We already use LikeWise Open to provide AD-base user and group management service for our Linux and Solaris hosts. When I first was running NetBackup through my engineering process, using the old Java auth.conf method for login management worked like a champ. The Java auth.conf-based systems just assumes that any users trying to access the Java UI are users that are managed through /etc/passwd. All you have to do is add the requisite user/rights entries into the auth.conf file and Java treats AD-provided users the same as it treats locally-managed users. Because of this, I suspected that I could work around Symantec's authorization coding lameness.

After a bit of playing around with NBAC, I discovered that, so long as the UNIX group I wanted to map rights to existed in /etc/group, NBAC would see it as a valid, mappable "UNIX PWD" group. I tested by seeing if it would at least let me map the UNIX "wheel" group to one of the NBAC privilege groups. Whereas, even if I could look up the group via getent, if it didn't exist in /etc/group, NBAC would tell me it was an invalid group. Having already verified that a group's presence in /etc/group allowed NBAC to use a group, I proceded to use getent to copy my NetBackup-related groups out of Active Directory and into my /etc/group file (all you have to do is a quick `getent [GROUPNAME] >> /etc/group` and you've populated your /etc/group file).

Unfortunately, I didn't quite have the full groups picture. When I logged in using my AD credentials, I didn't have any of the expected mapped-privileges. I remembered that I'd explicitly emptied the userids from the group entries I'd added to my /etc/group file (I'd actually sed'ed the getents to do it ...can't remembery why, at this point - probably just anticipating the issue of not including userids in the /etc/group file entries). So, I logged out of the Java UI and reran my getent's - this time leaving the userids in place. I logged back into the Java UI and this time I had my mapped privileges. Eureka.

Still I wasn't quite done. I knew that, if I was going to roll this solution into production, I'd have to cron-out a job to keep the getent file up-to date with the changing AD group memberships. I noticed, while nuking my group entry out of getent, that only my userid was on the group line and not every member of the group. Ultimately, tracked it down to LikeWise not doing full group enumeration by default. So, I was going to have to force LikeWise to enumerate the group's membership before running my getent's.

I proceded to dig around in /opt/likewise/bin for likely candidates for forcing the enumeration. After trying several lw*group* commands, I found that doing a `lw-find-group-by-name [ADGROUP]` did the trick.
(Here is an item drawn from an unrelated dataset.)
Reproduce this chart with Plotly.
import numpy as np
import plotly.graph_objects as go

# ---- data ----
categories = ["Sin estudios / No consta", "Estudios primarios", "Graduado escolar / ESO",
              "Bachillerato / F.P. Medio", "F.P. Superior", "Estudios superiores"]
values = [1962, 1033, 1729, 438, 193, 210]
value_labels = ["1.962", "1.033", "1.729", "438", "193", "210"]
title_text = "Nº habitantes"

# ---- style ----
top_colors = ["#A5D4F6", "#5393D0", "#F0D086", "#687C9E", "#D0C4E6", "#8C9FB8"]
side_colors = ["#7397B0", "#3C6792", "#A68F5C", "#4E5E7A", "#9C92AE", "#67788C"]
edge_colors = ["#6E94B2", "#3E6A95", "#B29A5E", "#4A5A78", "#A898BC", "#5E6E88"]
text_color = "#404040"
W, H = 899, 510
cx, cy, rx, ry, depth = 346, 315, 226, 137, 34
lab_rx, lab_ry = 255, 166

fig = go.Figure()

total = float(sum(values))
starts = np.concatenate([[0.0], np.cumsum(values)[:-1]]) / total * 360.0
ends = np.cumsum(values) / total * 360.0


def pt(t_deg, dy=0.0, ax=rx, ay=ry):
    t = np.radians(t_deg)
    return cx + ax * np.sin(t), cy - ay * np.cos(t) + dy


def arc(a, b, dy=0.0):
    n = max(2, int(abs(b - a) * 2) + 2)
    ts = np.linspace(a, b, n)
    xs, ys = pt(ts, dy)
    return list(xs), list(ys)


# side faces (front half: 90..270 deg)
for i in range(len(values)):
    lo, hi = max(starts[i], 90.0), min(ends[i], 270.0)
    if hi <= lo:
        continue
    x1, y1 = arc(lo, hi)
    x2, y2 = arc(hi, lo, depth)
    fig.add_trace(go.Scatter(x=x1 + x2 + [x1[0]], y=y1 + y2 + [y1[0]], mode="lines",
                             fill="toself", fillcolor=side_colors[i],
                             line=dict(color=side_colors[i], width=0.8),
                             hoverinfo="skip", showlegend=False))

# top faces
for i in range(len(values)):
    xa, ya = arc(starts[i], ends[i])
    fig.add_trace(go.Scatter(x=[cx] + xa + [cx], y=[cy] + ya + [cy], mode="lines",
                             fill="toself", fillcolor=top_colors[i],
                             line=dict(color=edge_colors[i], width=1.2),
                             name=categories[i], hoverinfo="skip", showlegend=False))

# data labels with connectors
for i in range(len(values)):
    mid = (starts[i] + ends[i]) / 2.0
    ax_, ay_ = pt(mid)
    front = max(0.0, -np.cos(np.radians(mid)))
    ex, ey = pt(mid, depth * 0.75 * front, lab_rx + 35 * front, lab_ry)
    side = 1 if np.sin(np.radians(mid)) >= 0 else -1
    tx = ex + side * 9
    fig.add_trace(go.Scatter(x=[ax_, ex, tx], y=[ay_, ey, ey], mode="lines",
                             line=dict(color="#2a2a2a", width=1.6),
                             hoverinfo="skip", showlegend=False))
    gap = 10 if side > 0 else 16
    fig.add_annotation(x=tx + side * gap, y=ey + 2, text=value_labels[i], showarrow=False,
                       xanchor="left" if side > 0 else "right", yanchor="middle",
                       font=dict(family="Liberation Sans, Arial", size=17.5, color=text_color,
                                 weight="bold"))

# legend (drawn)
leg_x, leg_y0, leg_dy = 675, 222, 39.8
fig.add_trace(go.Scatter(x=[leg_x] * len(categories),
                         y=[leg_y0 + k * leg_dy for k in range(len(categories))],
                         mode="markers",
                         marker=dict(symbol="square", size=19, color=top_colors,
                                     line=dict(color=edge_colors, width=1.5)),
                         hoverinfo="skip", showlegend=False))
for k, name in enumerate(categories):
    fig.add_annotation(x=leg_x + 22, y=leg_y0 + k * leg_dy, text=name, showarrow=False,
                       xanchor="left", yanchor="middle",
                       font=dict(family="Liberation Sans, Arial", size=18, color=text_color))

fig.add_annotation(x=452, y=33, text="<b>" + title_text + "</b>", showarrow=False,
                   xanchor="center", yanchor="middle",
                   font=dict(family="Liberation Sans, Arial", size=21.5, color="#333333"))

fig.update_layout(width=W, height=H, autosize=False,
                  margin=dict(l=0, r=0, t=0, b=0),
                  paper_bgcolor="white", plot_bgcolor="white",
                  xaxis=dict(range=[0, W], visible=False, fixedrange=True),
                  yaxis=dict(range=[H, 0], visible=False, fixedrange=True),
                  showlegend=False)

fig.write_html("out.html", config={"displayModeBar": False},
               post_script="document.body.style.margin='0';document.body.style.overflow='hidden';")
Once that was run, my getent's produced fully-populated entries in my /etc/group file. I was then able to map rights to various AD groups and wrote a cron script to take care keeping my /etc/group file in sync with Active Directory.
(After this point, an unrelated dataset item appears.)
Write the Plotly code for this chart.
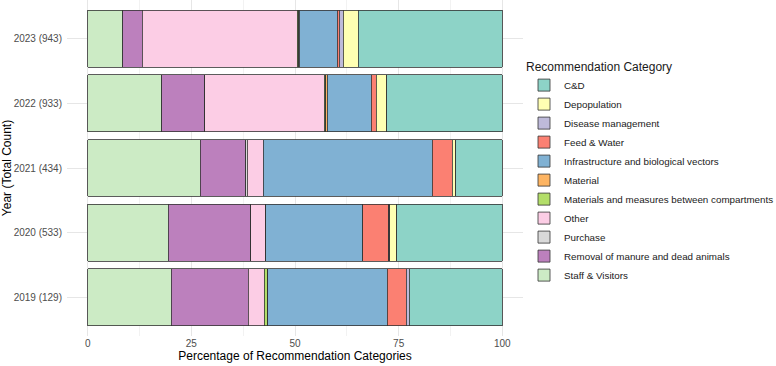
import plotly.graph_objects as go

years = ["2019 (129)", "2020 (533)", "2021 (434)", "2022 (933)", "2023 (943)"]

# Stacking order (left to right), values in % per year (2019..2023)
categories = [
    "Staff & Visitors",
    "Removal of manure and dead animals",
    "Purchase",
    "Other",
    "Materials and measures between compartments",
    "Material",
    "Infrastructure and biological vectors",
    "Feed & Water",
    "Disease management",
    "Depopulation",
    "C&D",
]
staff_visitors = [20.2, 19.4, 27.1, 17.8, 8.5]
removal_manure = [18.5, 19.9, 11.0, 10.4, 4.6]
purchase = [0.0, 0.0, 0.4, 0.0, 0.0]
other = [3.9, 3.7, 3.9, 28.9, 37.5]
materials_between = [0.8, 0.0, 0.0, 0.3, 0.3]
material = [0.0, 0.0, 0.0, 0.4, 0.1]
infrastructure = [28.8, 23.3, 40.7, 10.6, 9.2]
feed_water = [4.6, 6.3, 4.8, 1.2, 0.5]
disease_mgmt = [0.8, 0.2, 0.0, 0.0, 0.9]
depopulation = [0.0, 1.7, 0.9, 2.5, 3.6]
c_and_d = [22.4, 25.5, 11.2, 27.9, 34.8]

series = [staff_visitors, removal_manure, purchase, other, materials_between,
          material, infrastructure, feed_water, disease_mgmt, depopulation, c_and_d]
colors = ["#CCEBC5", "#BC80BD", "#D9D9D9", "#FCCDE5", "#B3DE69", "#FDB462",
          "#80B1D3", "#FB8072", "#BEBADA", "#FFFFB3", "#8DD3C7"]

fig = go.Figure()
for name, vals, col in zip(categories, series, colors):
    fig.add_trace(go.Bar(
        y=years, x=vals, name=name, orientation="h",
        marker=dict(color=col, line=dict(color="#333333", width=0.8)),
        width=0.88,
    ))

L, R = 67, 253

fig.update_layout(
    barmode="stack",
    width=776, height=366,
    margin=dict(l=L, r=R, t=0, b=30),
    paper_bgcolor="white", plot_bgcolor="white",
    font=dict(family="Liberation Sans, Arial", size=11, color="black"),
    legend=dict(
        title=dict(text="Recommendation Category", font=dict(size=12)),
        traceorder="reversed",
        xref="container", yref="container",
        x=524 / 776, xanchor="left", y=1 - 55 / 366, yanchor="top",
        font=dict(size=9.8, color="#1a1a1a"),
        tracegroupgap=0,
        borderwidth=0,
        maxheight=1,
    ),
    xaxis=dict(
        range=[-5, 105], tickvals=[0, 25, 50, 75, 100],
        showgrid=True, gridcolor="#e6e6e6", gridwidth=1,
        minor=dict(tickvals=[12.5, 37.5, 62.5, 87.5], showgrid=True,
                   gridcolor="#f2f2f2", gridwidth=0.6),
        zeroline=False, showline=False, ticks="",
        tickfont=dict(size=10, color="#4d4d4d"),
        title=dict(text="Percentage of Recommendation Categories",
                   font=dict(size=12), standoff=3),
    ),
    yaxis=dict(
        categoryorder="array", categoryarray=years,
        range=[-0.6, 4.6],
        showgrid=True, gridcolor="#e6e6e6", gridwidth=1,
        zeroline=False, showline=False, ticks="",
        ticklabelstandoff=4,
        tickfont=dict(size=10, color="#4d4d4d"),
        title=dict(text="Year (Total Count)", font=dict(size=12), standoff=4),
    ),
)

fig.write_html("out.html")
In other words, I was able to get NBAC to work with Active Directory in an all RedHat environment and no need to set up a Windows server just to be an authentication broker. Overall, I was able to create a much lighter-weight, portable solution.

Tuesday, March 22, 2011

udev Abuse

I've probably mentioned before that I am a lazy systems administrator. So, I tend to like things be "self-documenting" and I like things to be as consistent as possible across platforms. I particularly like when a command that's basically common between two operating system versions gives me all of the same kinds of information - particularly if it's information that helps me avoid running multiple other commands.

I've also probably mentioned that, while I've managed a number of different UNIX and UNIX-like operating systems, over the years, the bulk of that has been on Sun systems (not that I prefer Sun systems - I actually always preferred IRIX with AIX a close second). So, I'm used to the Sun way of doing things (and, no, I will never accept that as now being the "Oracle way").

As someone coming from a heavy-Solaris background, I got used to NIC devices being assigned names that reflected the vendor/driver/architecture of the NIC in question. The fact that I could have ten NICs from ten different vendors, each with their own set of capabilities, but all just show up with a NIC device name of ethX, under Linux, always drove me kind of nuts. Yes, I know that I can get the information from other tools (`ethtool`, `kudzu`, looking through "/sys/class/net", etc.) but why should I have to when a crappy OS like Solaris allows me to get all that kind of stuff just by typing `ifconfig -a`?

Fortunately, Linux does provide to "fix" this grievous lack of self-documenting output. You just have to mess with the udev device-naming rules. These rules are stored under "/etc/udev/rules.d". In my particular case, I had a system that was equipped with a pair of dual-ported 10Gbps Mellanox Ethernet cards, a pair of Broadcom NetXtreme 10Gbps Ethernet NICs and a quad-port Broadcom card with 1Gbps Ethernet NICs on it. Now, for what I was using the system for, I didn't particularly care about the 1Gbps NICs, but I did care about the 10GBps NICs. I had specific plans for laying out my system. Even more importantly, once I turned the system over, I didn't want to be pestered by (less Linux-savvy) people about "which device is which kind of NIC." So, I improvised. I created my own rule file, "61-net_custom.rules", to make udev give more self-documenting (Solaris-esque) names to the 10Gbps NICs. Two simple rules:

DRIVER=="bnx2x", NAME="bnx%n"
DRIVER=="mlx4_en", NAME="mlxiv%n"

And my Broadcom 10Gbps NICs started showing up as bnxX devices and my Mellanox 10Gbps NICs started showing up as mlxivX devices in my `ifconfig -a` output. Well... I did have to tell udev to update itself so it would rename the devices, but, you get the general idea. Unfortunately, Linux purists (not sure you have such given how much of a mongrel Linux is) would probably whine about this. Furthering the misfortune is that, because Linux doesn't have standard driver-specific device naming for NICs (e.g., unlike Solaris where someone sees "ce0" and they know it's the first Cerdes 1Gbps Ethernet NIC in the system), the names I've chosen won't necessarily be inherently meaningful. Oh well, that's what a run-book is for, I suppose.